While most eyes have on Tuesday turned to Flemington for the 3,200-metre race that stops the nation, a quadruped of a different kind is on a cross-country trek over a considerably longer distance.

After leaving Perth Zoo on Monday, three-year-old giraffe Inkosi has now moved into South Australia, en route to Monarto Safari Park east of Adelaide, where he will play a lead role in the park’s breeding program.

Accompanied by two zookeepers and a vet, the 800-kilogram, 4-metre creature is expected to stand tall for about 38 hours non-stop in a box on the back of a truck.

While the Nullarbor Plain doesn’t boast the most-populated stretch of road in regional Australia, some passers-by might find themselves craning their necks to catch a glimpse of the gentle giant as he makes his way along the Eyre Highway.

“There is an opening at the back where he can stare out, so our keepers and vets are travelling behind, watching his every movement,” Perth Zoo’s manager of zoology, John Lemon, told ABC Radio Perth this morning.

“He’s gazing around. Everything’s quite new and he’s quite intrigued by all the moving bits and pieces as you travel through all the small outback towns along the highway.”

Mr Lemon said the trek was only made possible by “months and months of conditioning” to ensure Inkosi’s stamina was a match for his stature.

“He’s nice and comfortable being in the crate. It’s all lined with marine carpet and we have equestrian rubber and jarrah sawdust on the floor,” he said.

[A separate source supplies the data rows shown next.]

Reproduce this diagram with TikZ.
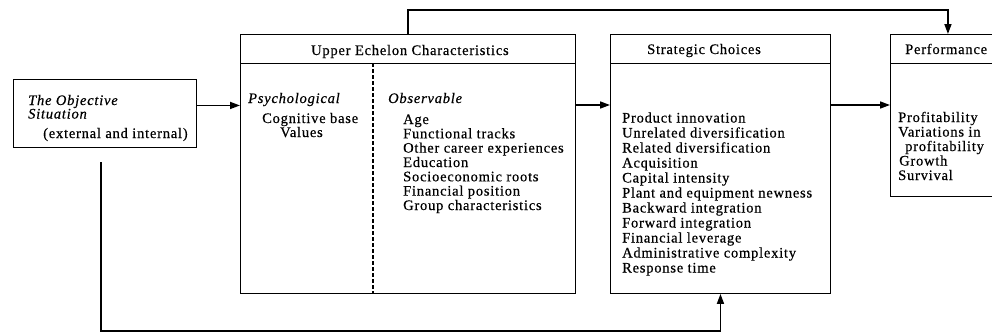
\documentclass[tikz,border=0pt]{standalone}
\usepackage{fontspec}
\setmainfont{Liberation Serif}[LetterSpace=5.4, FakeBold=0.5]
\usetikzlibrary{arrows.meta}
\begin{document}
\begin{tikzpicture}[x=1pt,y=-1pt,
  box/.style={draw, line width=0.9pt, inner sep=0pt, anchor=north west},
  txt/.style={anchor=base west, inner sep=0pt, font=\fontsize{14.5}{15}\selectfont},
  conn/.style={line width=1.6pt},
  arr/.style={conn, -{Triangle[length=10pt,width=7pt]}}
]
\clip (0,0) rectangle (992,335);
% boxes
\node[box, minimum width=183pt, minimum height=68pt] (obj) at (13,79) {};
\node[box, minimum width=335pt, minimum height=259pt] (uec) at (240,34) {};
\node[box, minimum width=220pt, minimum height=259pt] (sc) at (610,34) {};
\node[box, minimum width=115pt, minimum height=162pt] (perf) at (890,34) {};
% header lines
\draw[line width=0.9pt] ([yshift=-29pt]uec.north west) -- ([yshift=-29pt]uec.north east);
\draw[line width=0.9pt] ([yshift=-29pt]sc.north west) -- ([yshift=-29pt]sc.north east);
\draw[line width=0.9pt] ([yshift=-29pt]perf.north west) -- ([yshift=-29pt]perf.north east);
% dashed divider
\coordinate (dtop) at (373,63);
\draw[line width=1.2pt, dash pattern=on 4pt off 2pt] (dtop) -- (dtop |- uec.south);
% connectors
\coordinate (a1) at ([yshift=8pt]obj.east);
\draw[arr] (a1) -- (a1 -| uec.west);
\coordinate (mid) at (0,105);
\draw[arr] (mid -| uec.east) -- (mid -| sc.west);
\draw[arr] (mid -| sc.east) -- (mid -| perf.west);
\coordinate (fb) at (408,10);
\draw[arr] (fb |- uec.north) -- (fb) -- (fb -| perf.north) -- (perf.north);
\coordinate (bl) at (101,162);
\coordinate (bb) at (101,331);
\draw[arr] (bl) -- (bb) -- (bb -| sc.south) -- (sc.south);
% objective text
\node[txt] (o1) at (28,105) {\itshape The Objective};
\node[txt] (o2) at (28,118.5) {\itshape Situation};
\node[txt] (o3) at (43,138) {(external and internal)};
% UEC text
\node[txt] (uect) at (311,55) {Upper Echelon Characteristics};
\node[txt] (ps) at (248,103) {\itshape Psychological};
\node[txt] (ps1) at (262,123) {Cognitive base};
\node[txt] (ps2) at (280,137) {Values};
\node[txt] (ob) at (388,103) {\itshape Observable};
\node[txt] (ob1) at (403,124) {Age};
\node[txt] (ob2) at (403,138.3) {Functional tracks};
\node[txt] (ob3) at (403,152.6) {Other career experiences};
\node[txt] (ob4) at (403,167) {Education};
\node[txt] (ob5) at (403,181.3) {Socioeconomic roots};
\node[txt] (ob6) at (403,195.6) {Financial position};
\node[txt] (ob7) at (403,210) {Group characteristics};
% SC text
\node[txt] (sct) at (647,54) {Strategic Choices};
\node[txt] (s1) at (622,122.5) {Product innovation};
\node[txt] (s2) at (622,137.5) {Unrelated diversification};
\node[txt] (s3) at (622,152.5) {Related diversification};
\node[txt] (s4) at (622,167.5) {Acquisition};
\node[txt] (s5) at (622,182.5) {Capital intensity};
\node[txt] (s6) at (622,197.5) {Plant and equipment newness};
\node[txt] (s7) at (622,212.5) {Backward integration};
\node[txt] (s8) at (622,227.5) {Forward integration};
\node[txt] (s9) at (622,242.5) {Financial leverage};
\node[txt] (s10) at (622,257.5) {Administrative complexity};
\node[txt] (s11) at (622,272.5) {Response time};
% Performance text
\node[txt] (pt) at (905,54) {Performance};
\node[txt] (p1) at (898,122) {Profitability};
\node[txt] (p2) at (898,136.5) {Variations in};
\node[txt] (p3) at (905,151) {profitability};
\node[txt] (p4) at (899,165.5) {Growth};
\node[txt] (p5) at (898,180) {Survival};
\end{tikzpicture}
\end{document}
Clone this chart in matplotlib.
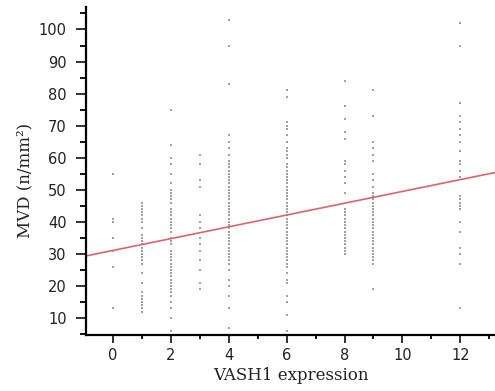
#---Scatter of MVD against VASH1 expression with fitted line---
import numpy as np
import matplotlib.pyplot as plt
from matplotlib.ticker import MultipleLocator


#---Data (MVD values per VASH1 score)---
vash_levels = [0, 1, 2, 3, 4, 6, 8, 9, 12]
mvd_0 = [55, 41, 40, 35, 31, 26, 13]
mvd_1 = [46, 45, 44, 43, 42, 41, 40, 38, 36, 35, 34, 33, 32, 31, 30, 29,
         28, 27, 24, 21, 18, 17, 16, 15, 14, 13, 12]
mvd_2 = [75, 64, 60, 58, 55, 52, 50, 49, 48, 47, 46, 44, 43, 42, 41, 40,
         39, 38, 37, 35, 34, 33, 31, 30, 29, 28, 27, 26, 25, 24, 23, 22,
         21, 20, 19, 18, 17, 15, 13, 10, 6]
mvd_3 = [61, 58, 53, 51, 42, 40, 38, 35, 33, 31, 28, 25, 21, 19]
mvd_4 = [103, 95, 83, 67, 65, 63, 61, 59, 58, 57, 56, 55, 54, 53, 52, 51,
         50, 49, 48, 47, 46, 45, 44, 43, 42, 41, 40, 39, 38, 37, 36, 35,
         34, 33, 32, 31, 30, 29, 28, 27, 25, 22, 20, 17, 13, 7]
mvd_6 = [81, 79, 71, 70, 69, 67, 65, 63, 62, 61, 60, 58, 57, 56, 55, 54,
         53, 52, 51, 50, 49, 48, 47, 46, 45, 44, 43, 42, 41, 40, 39, 38,
         37, 36, 35, 34, 33, 32, 31, 30, 29, 28, 27, 26, 24, 22, 21, 17,
         15, 11, 6]
mvd_8 = [84, 76, 72, 68, 66, 59, 58, 56, 54, 52, 49, 44, 43, 42, 41, 40,
         39, 38, 37, 36, 35, 34, 33, 32, 31, 30]
mvd_9 = [81, 73, 65, 63, 61, 59, 55, 53, 51, 49, 48, 47, 46, 45, 44, 43,
         42, 41, 40, 39, 38, 37, 36, 35, 34, 33, 32, 31, 30, 29, 28, 27, 19]
mvd_12 = [102, 95, 77, 73, 71, 69, 67, 65, 62, 59, 58, 56, 54, 48, 47, 46,
          45, 44, 40, 37, 32, 30, 27, 13]
mvd_groups = [mvd_0, mvd_1, mvd_2, mvd_3, mvd_4, mvd_6, mvd_8, mvd_9, mvd_12]

#Fitted line.
fit_intercept = 31.1
fit_slope = 1.84


#---Flatten into x/y arrays---
x = np.concatenate([[lv] * len(g) for lv, g in zip(vash_levels, mvd_groups)])
y = np.concatenate(mvd_groups)


#---Plot---
fig = plt.figure(figsize=(4.95, 3.91), dpi=100)
ax = fig.add_axes([0.174, 0.143, 0.826, 0.839])

ax.plot(x, y, 's', color='#a0a0a0', markersize=2.0, markeredgewidth=0)
ax.axline((0, fit_intercept), slope=fit_slope, color='#d9646f', linewidth=1.2)

ax.set_xlim(-0.93, 13.2)
ax.set_ylim(4.7, 107)
ax.xaxis.set_major_locator(MultipleLocator(2))
ax.xaxis.set_minor_locator(MultipleLocator(1))
ax.yaxis.set_major_locator(MultipleLocator(10))
ax.yaxis.set_minor_locator(MultipleLocator(5))
ax.set_yticks(range(10, 101, 10))

for side in ['top', 'right']:
    ax.spines[side].set_visible(False)
for side in ['left', 'bottom']:
    ax.spines[side].set_linewidth(1.6)

ax.tick_params(axis='y', which='major', length=7, width=1.3, pad=7,
               labelsize=10.5, colors='#222222')
ax.tick_params(axis='y', which='minor', length=4, width=1.3)
ax.tick_params(axis='x', which='major', length=6, width=1.3, pad=3,
               labelsize=10.5, colors='#222222')
ax.tick_params(axis='x', which='minor', length=3, width=1.3)

ax.set_xlabel("VASH1 expression", family='DejaVu Serif', fontsize=12,
              labelpad=3, color='#222222')
ax.set_ylabel("MVD (n/mm²)", family='DejaVu Serif', fontsize=12,
              color='#222222')
ax.yaxis.set_label_coords(-0.13, 0.47)

fig.savefig("out.png", dpi=100)
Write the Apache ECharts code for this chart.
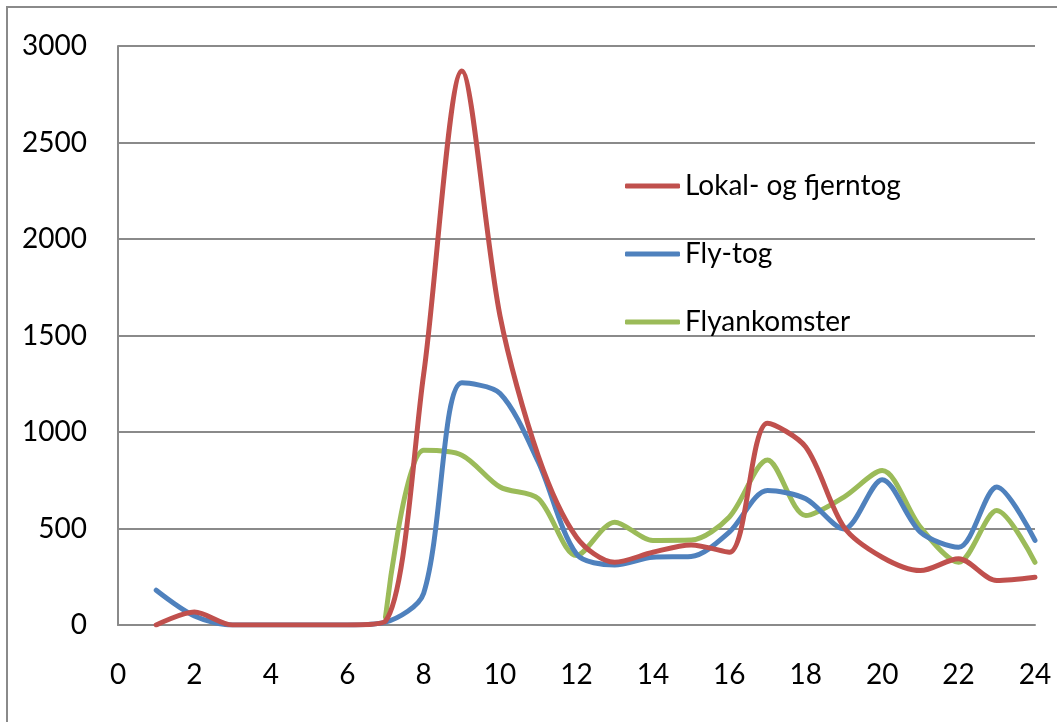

Inkosi — which means “king” or “chief” in Zulu — has been jocularly described by West Australian authorities as an “eligible bachelor”.

“We wish Inkosi well, and hope he lives up to his name by reigning over his own herd at his new home,” West Australian Environment Minister Reece Whitby said.

Mr Lemon said the number of giraffes in the wild had dwindled by more than 40 per cent in recent decades, and Inkosi would play a part in arresting that decline after his arrival at Monarto.

“He’ll be their new man on the block, and he’ll have all the breeding opportunities he can have over there to try [to] bolster the giraffe numbers here in Australasia.”

Inkosi follows in the footsteps of female giraffe Asali, who completed the same crossing in 2015.